Amazon Review Classification and Clustering with ML

Binary Classification: Good vs Bad Reviews:

What I Did

I framed sentiment prediction as a binary classification problem, labeling reviews as good or bad based on multiple rating cutoffs (1, 2, 3, and 4). This allowed me to study how model performance changes as the definition of “positive sentiment” becomes stricter or more lenient.

For each cutoff, I trained and compared three classifiers:

  • Logistic Regression

  • Linear SVM

  • Random Forest

All models were tuned using 5-fold cross-validation and evaluated with these standard classification metrics:

  • ROC curves and AUC

  • Confusion matrices

  • Accuracy and macro F1 score

The ROC plots show how well each model separates positive and negative reviews under different cutoff definitions.

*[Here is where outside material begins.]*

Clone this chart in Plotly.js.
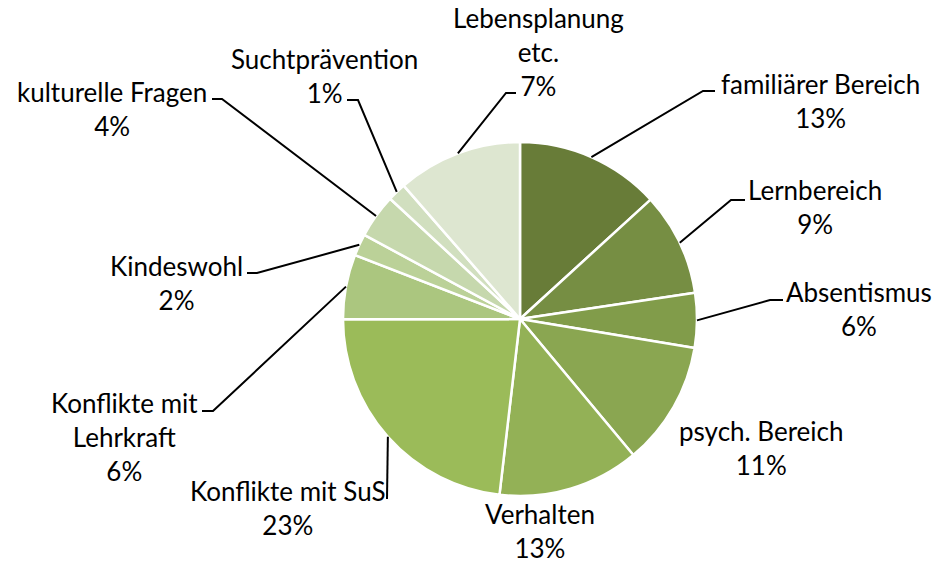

Multiclass Classification: Predicting 1–5 Star Ratings:

What I Did

I extended the binary setup to a five-class classification problem, predicting exact star ratings (1–5) directly from review text.

Using the same feature pipeline, I trained:

  • Multinomial Logistic Regression

  • Multiclass SVM (one-vs-rest)

  • Random Forest

All models were again tuned with 5-fold cross-validation to ensure fair comparison.

For each classifier, I reported:

  • Multiclass confusion matrices

  • One-vs-rest ROC curves and per-class AUC

  • Macro F1 score and accuracy

The ROC plots illustrate how well each class (rating level) is separated from the others.

Clustering: Discovering Structure Without Labels:

What I Did

To explore structure beyond labeled sentiment, I applied k-means clustering to vectorized review text, clustering reviews by product category without using labels during training.

I experimented with different values of k and evaluated clustering quality using:

  • Silhouette score (cluster separation)

  • Adjusted Rand Index (alignment with known categories)

The results show:

  • Silhouette scores across different cluster counts

  • The selected value of k that maximized cluster quality

  • How well unsupervised clusters aligned with known product labels

These metrics quantify how much structure exists in review text without supervision.

An applied machine learning project analyzing large-scale product reviews to classify sentiment and uncover structure in consumer feedback using supervised and unsupervised learning methods.

Overview:

This project applies machine learning techniques to real-world product review data to understand how textual feedback reflects user sentiment and how reviews naturally cluster based on content and tone.

Using a large corpus of Amazon product reviews, the project explores both supervised learning (sentiment classification) and unsupervised learning (clustering), emphasizing careful feature design, model evaluation, and interpretability rather than black-box performance alone.

The dataset consists of labeled product reviews containing:

  • Review text

  • Star ratings

Key preprocessing steps included:

  • Text cleaning and normalization

  • Vectorization using bag-of-words / TF-IDF representations

  • Dimensionality considerations for scalability and generalization

Special care was taken to avoid data leakage and to ensure fair train/test splits.